While the prosecuting witness was testifying concerning the manner in which he was assaulted by the women, he was permitted by the court to illustrate on the person of the examiner the position of the woman’s arms with relation to his person when his poeketbook was taken from his pocket. This was objected to on the part of the defendant on the ground that it was a “theatrical exhibition,” and consequently improper. But if the record correctly describes the occurrence, there was nothing in it that was in any way censurable. The illustration was simply in aid of the witness’ description of the manner of the attempted, robbery and was proper under all circumstances. It is true the illustration as made cannot be preserved in the record other than by description, but this is not a sufficient reason for excluding it as evidence. As every practitioner knows, there is much that is proper to go before the jury as evidence, or as explaining the evidence, that cannot be preserved in the record.
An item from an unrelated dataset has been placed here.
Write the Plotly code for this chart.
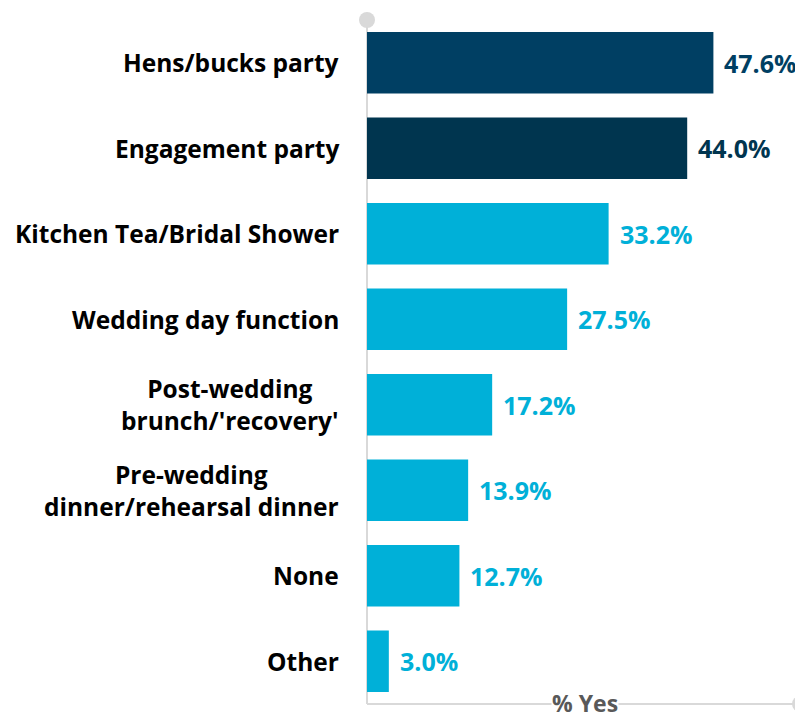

It has been frequently held, for example, that the jury may properly be permitted to view the scene of a crime, that they may view the subject of the crime where identity is in question, that a witness may be permitted to illustrate by rapping on a table or by motion of his hands the rapidity with which gun shots were fired; that a witness may properly be per*595mitted to illustrate with his own voice the tone in which certain words were spoken by another; that noises claimed to have been made for the purpose of alarm may be repeated before the jury in order that the jury may determine whether they were in fact made; although it is at once evident that in none of these instances can the particular thing given- in evidence be preserved in the record, other than in some more or less general way by description. There was, therefore, no error in the ruling made with reference to the illustration in question.
We conclude that no reversible error was committed at the trial, and that the judgment should stand affirmed. It is so ordered.
Mount, Crow, Ellis, and Moeeis, JJ., concur.